The range of potential solutions includes more lifts, faster lifts, fewer people, and more. Eventually, root cause analysis is introduced. What’s the real problem here. The real issue is the passengers are bored. Watching the floor numbers change at an interminably
slow pace, pausing on other floors, is frustrating.
The solution is simple, and commonly found in office buildings old and new. Simply installing mirrors reduces the number of complaints enormously. Modern buildings have TVs, showing the news or advertising local restaurants.

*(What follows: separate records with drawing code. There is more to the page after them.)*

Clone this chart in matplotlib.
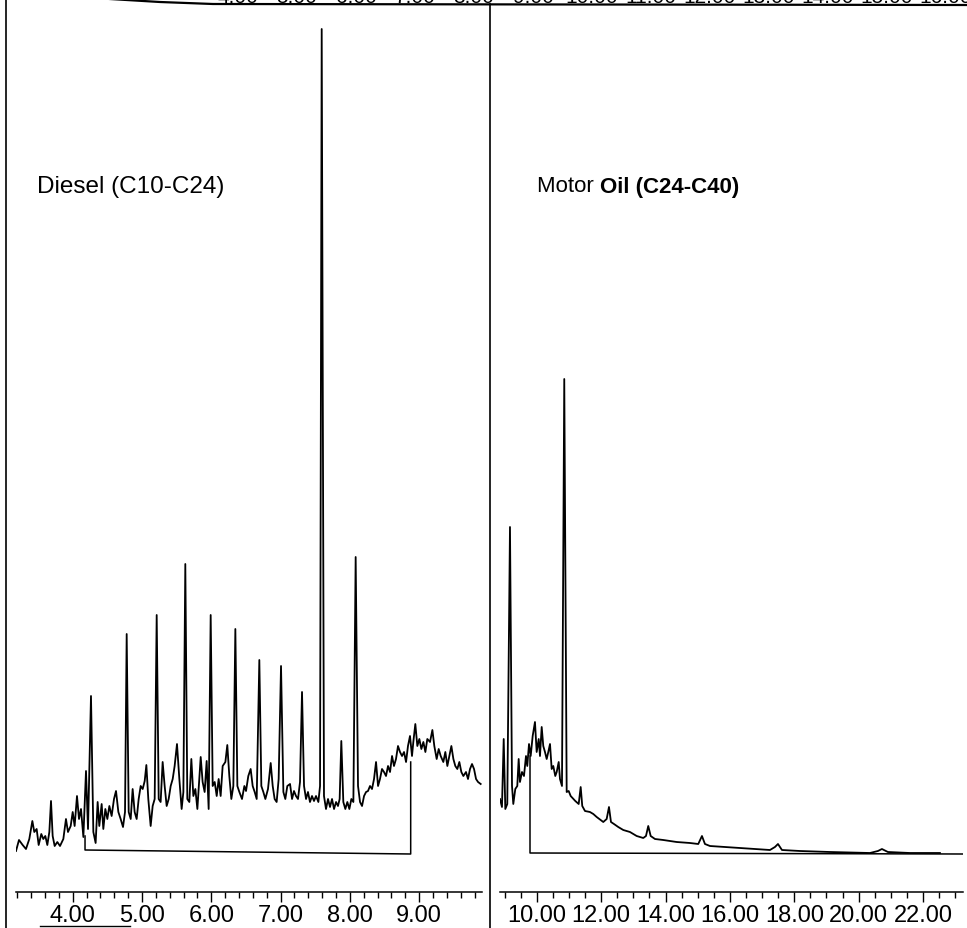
import matplotlib
matplotlib.use('Agg')
import matplotlib.pyplot as plt
from matplotlib.lines import Line2D
from matplotlib.ticker import MultipleLocator, FormatStrFormatter

plt.rcParams['font.family'] = ['Liberation Sans', 'DejaVu Sans']

# ---------------- data (retention time in min, abundance) ----------------
diesel_t = [3.182, 3.225, 3.278, 3.326, 3.374, 3.418, 3.446, 3.480, 3.509, 3.547,
            3.576, 3.605, 3.634, 3.663, 3.687, 3.711, 3.740, 3.778, 3.817, 3.865,
            3.903, 3.932, 3.971, 4.000, 4.028, 4.062, 4.091, 4.120, 4.154, 4.192,
            4.221, 4.264, 4.298, 4.331, 4.360, 4.384, 4.418, 4.442, 4.471, 4.500,
            4.529, 4.562, 4.596, 4.625, 4.659, 4.692, 4.726, 4.755, 4.779, 4.808,
            4.837, 4.865, 4.894, 4.923, 4.952, 4.981, 5.010, 5.039, 5.063, 5.091,
            5.125, 5.154, 5.183, 5.212, 5.241, 5.269, 5.298, 5.327, 5.356, 5.385,
            5.414, 5.443, 5.471, 5.505, 5.539, 5.572, 5.597, 5.625, 5.654, 5.683,
            5.712, 5.741, 5.770, 5.799, 5.827, 5.847, 5.875, 5.904, 5.933, 5.962,
            5.991, 6.020, 6.049, 6.078, 6.106, 6.135, 6.164, 6.203, 6.231, 6.260,
            6.289, 6.318, 6.347, 6.376, 6.405, 6.443, 6.477, 6.501, 6.534, 6.568,
            6.597, 6.626, 6.655, 6.693, 6.722, 6.751, 6.780, 6.818, 6.857, 6.886,
            6.914, 6.943, 6.972, 7.006, 7.040, 7.068, 7.097, 7.136, 7.165, 7.193,
            7.222, 7.251, 7.280, 7.309, 7.338, 7.367, 7.395, 7.424, 7.453, 7.482,
            7.511, 7.545, 7.569, 7.593, 7.626, 7.655, 7.684, 7.713, 7.742, 7.771,
            7.800, 7.828, 7.852, 7.876, 7.905, 7.934, 7.963, 7.992, 8.021, 8.050,
            8.083, 8.117, 8.146, 8.175, 8.204, 8.233, 8.261, 8.290, 8.319, 8.348,
            8.377, 8.406, 8.434, 8.463, 8.492, 8.521, 8.550, 8.579, 8.608, 8.636,
            8.665, 8.694, 8.723, 8.752, 8.781, 8.810, 8.838, 8.867, 8.896, 8.915,
            8.944, 8.973, 9.002, 9.031, 9.060, 9.089, 9.117, 9.156, 9.190, 9.218,
            9.252, 9.281, 9.310, 9.348, 9.377, 9.406, 9.435, 9.464, 9.493, 9.521,
            9.550, 9.579, 9.608, 9.637, 9.675, 9.704, 9.733, 9.762, 9.791, 9.820,
            9.849, 9.887]
diesel_a = [41, 52, 47, 43, 53, 71, 60, 63, 47, 58,
            53, 56, 47, 60, 91, 56, 46, 50, 46, 53,
            73, 60, 66, 80, 66, 96, 73, 83, 55, 121,
            63, 196, 60, 49, 90, 66, 88, 63, 83, 73,
            86, 76, 93, 101, 80, 73, 65, 80, 258, 80,
            73, 103, 80, 73, 93, 106, 103, 111, 127, 93,
            66, 86, 93, 277, 93, 90, 130, 106, 86, 93,
            106, 113, 126, 148, 113, 83, 100, 328, 93, 90,
            133, 96, 103, 83, 113, 135, 110, 100, 131, 83,
            277, 106, 110, 96, 113, 96, 126, 130, 147, 116,
            93, 106, 263, 106, 100, 93, 106, 101, 116, 123,
            106, 100, 93, 232, 106, 100, 93, 103, 129, 106,
            93, 90, 113, 226, 100, 93, 106, 108, 93, 101,
            96, 93, 110, 200, 106, 93, 100, 90, 96, 91,
            96, 90, 106, 863, 96, 83, 93, 85, 93, 83,
            90, 86, 93, 151, 90, 83, 90, 83, 93, 90,
            335, 106, 90, 86, 96, 100, 101, 106, 103, 113,
            130, 106, 113, 123, 120, 116, 126, 120, 136, 126,
            133, 146, 140, 136, 140, 130, 146, 156, 136, 150,
            168, 146, 153, 143, 150, 140, 153, 150, 162, 146,
            133, 143, 136, 130, 140, 126, 136, 146, 133, 126,
            123, 130, 120, 116, 120, 113, 123, 128, 123, 113,
            110, 108]
diesel_base_t = [4.178, 4.178, 8.877, 8.877]
diesel_base_a = [56, 42, 38, 130]

oil_t = [8.858, 8.920, 8.974, 9.024, 9.085, 9.169, 9.232, 9.272, 9.334, 9.396,
         9.439, 9.479, 9.542, 9.604, 9.666, 9.706, 9.760, 9.812, 9.874, 9.945,
         9.998, 10.061, 10.101, 10.154, 10.203, 10.256, 10.309, 10.359, 10.412, 10.464,
         10.514, 10.576, 10.620, 10.682, 10.722, 10.784, 10.855, 10.930, 10.992, 11.054,
         11.198, 11.303, 11.365, 11.414, 11.499, 11.653, 11.757, 11.862, 12.067, 12.172,
         12.244, 12.306, 12.399, 12.532, 12.688, 12.896, 13.104, 13.309, 13.393, 13.464,
         13.539, 13.673, 13.931, 14.346, 14.760, 15.017, 15.132, 15.225, 15.381, 16.312,
         17.244, 17.399, 17.493, 17.617, 18.176, 19.107, 20.350, 20.598, 20.722, 20.908,
         21.591, 22.524]
oil_a = [93, 85, 153, 83, 88, 365, 106, 88, 103, 106,
         133, 110, 120, 116, 136, 126, 148, 136, 156, 170,
         140, 153, 136, 165, 146, 140, 133, 140, 148, 123,
         126, 116, 120, 130, 113, 106, 513, 100, 101, 96,
         91, 88, 105, 86, 81, 80, 78, 75, 70, 73,
         85, 70, 68, 65, 62, 60, 56, 54, 56, 66,
         56, 53, 52, 50, 49, 48, 56, 48, 46, 44,
         42, 45, 48, 42, 41, 40, 39, 41, 43, 40,
         39, 39]
oil_base_t = [9.791, 9.791, 23.234]
oil_base_a = [136, 39, 38]

# labels of the clipped axis of the chromatogram above (scan remnant)
top_labels = ['4.00', '5.00', '6.00', '7.00', '8.00', '9.00', '10.00',
              '11.00', '12.00', '13.00', '14.00', '15.00', '16.00']

# ---------------- figure ----------------
W, H = 967, 929
fig = plt.figure(figsize=(W / 100, H / 100), dpi=100)
fig.patch.set_facecolor('white')


def panel(left, width, xlim, major, minor):
    ax = fig.add_axes([left / W, 36 / H, width / W, 893 / H])
    ax.set_xlim(*xlim)
    ax.set_ylim(0, 893)
    for s in ['top', 'right', 'left']:
        ax.spines[s].set_visible(False)
    ax.spines['bottom'].set_linewidth(1.1)
    ax.set_yticks([])
    ax.xaxis.set_major_locator(MultipleLocator(major))
    ax.xaxis.set_minor_locator(MultipleLocator(minor))
    ax.xaxis.set_major_formatter(FormatStrFormatter('%.2f'))
    ax.tick_params(axis='x', which='major', direction='out', length=7,
                   width=1, labelsize=17, pad=1.5)
    ax.tick_params(axis='x', which='minor', direction='out', length=4, width=1)
    ax.patch.set_alpha(0)
    return ax


ax1 = panel(16, 466, (3.182, 9.906), 1, 0.2)
ax1.plot(diesel_t, diesel_a, color='black', lw=1.3)
ax1.plot(diesel_base_t, diesel_base_a, color='black', lw=1.1)
ax1.text(3.485, 706, 'Diesel (C10-C24)', fontsize=17.5, ha='left', va='center')

ax2 = panel(500, 463, (8.859, 23.24), 2, 0.5)
ax2.plot(oil_t, oil_a, color='black', lw=1.3)
ax2.plot(oil_base_t, oil_base_a, color='black', lw=1.1)
t1 = ax2.text(10.02, 706, 'Motor ', fontsize=16, ha='left', va='center')
ax2.annotate('Oil (C24-C40)', xy=(1, 0), xycoords=t1, ha='left', va='bottom',
             fontsize=16, fontweight='bold')

# scan frame lines
tf = fig.transFigure
fig.add_artist(Line2D([6 / W, 6 / W], [0, 1], transform=tf, color='black', lw=1.2))
fig.add_artist(Line2D([490 / W, 490 / W], [0, 1 - 5 / H], transform=tf,
                      color='black', lw=1.2))
fig.add_artist(Line2D([110 / W, 160 / W, 213 / W, 1], [1, 1 - 3 / H, 1 - 5 / H, 1 - 6 / H],
                      transform=tf, color='black', lw=1.6))
fig.add_artist(Line2D([40 / W, 130 / W], [2 / H, 2 / H], transform=tf,
                      color='black', lw=1.0))

for i, lab in enumerate(top_labels):
    fig.text((238 + 59 * i) / W, 1 - 3 / H, lab, fontsize=15, ha='center',
             va='baseline')

fig.savefig('out.png', dpi=100)
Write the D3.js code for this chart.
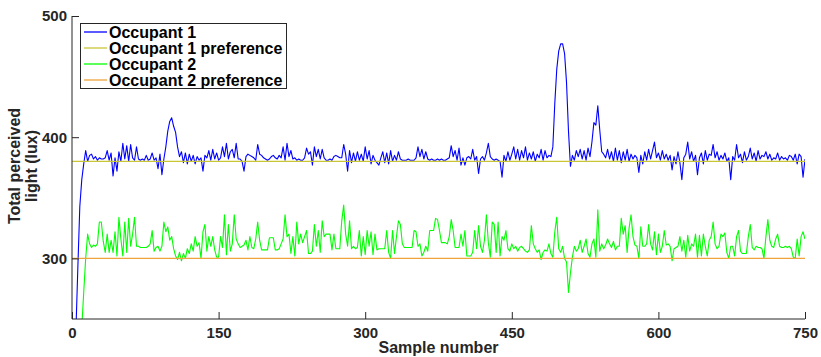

LaGuardia airport in New York has taken optimisation of queuing one step further. When LaGuardia modernised, it reduced the area normally
ascribed to each gate, and to the restaurants; replacing it with a large number of iPad-equipped desks. Travellers enter their flight data into the iPad, which in turn informs them of the time at which they need to be at the gate. Because the airline is informed
of their proximity through the same system, passengers do not need to go to the gate until close to last call.
Having checked the news and e-mail, passengers are unobtrusively encouraged. ‘Mr Smith, it is 47 minutes until you need to be at the gate, may we interest you in a gin and tonic?’ A swipe of the credit card and the drink is duly delivered direct to the desk.
Airside retailers have seen their sales increase by up to 20%; ‘sales per passenger are well above other airports….’ Passengers are happy, airlines are happy.
Returning to our retail point of sale, might the inevitable queue be more opportunity than problem? Instead of waiting for the customer in front to remember where he or she put their purse, might an interactive screen divert attention, and perhaps promote
e-inventory and in-store special offers? Might the point of sale have something to learn from lifts and airports?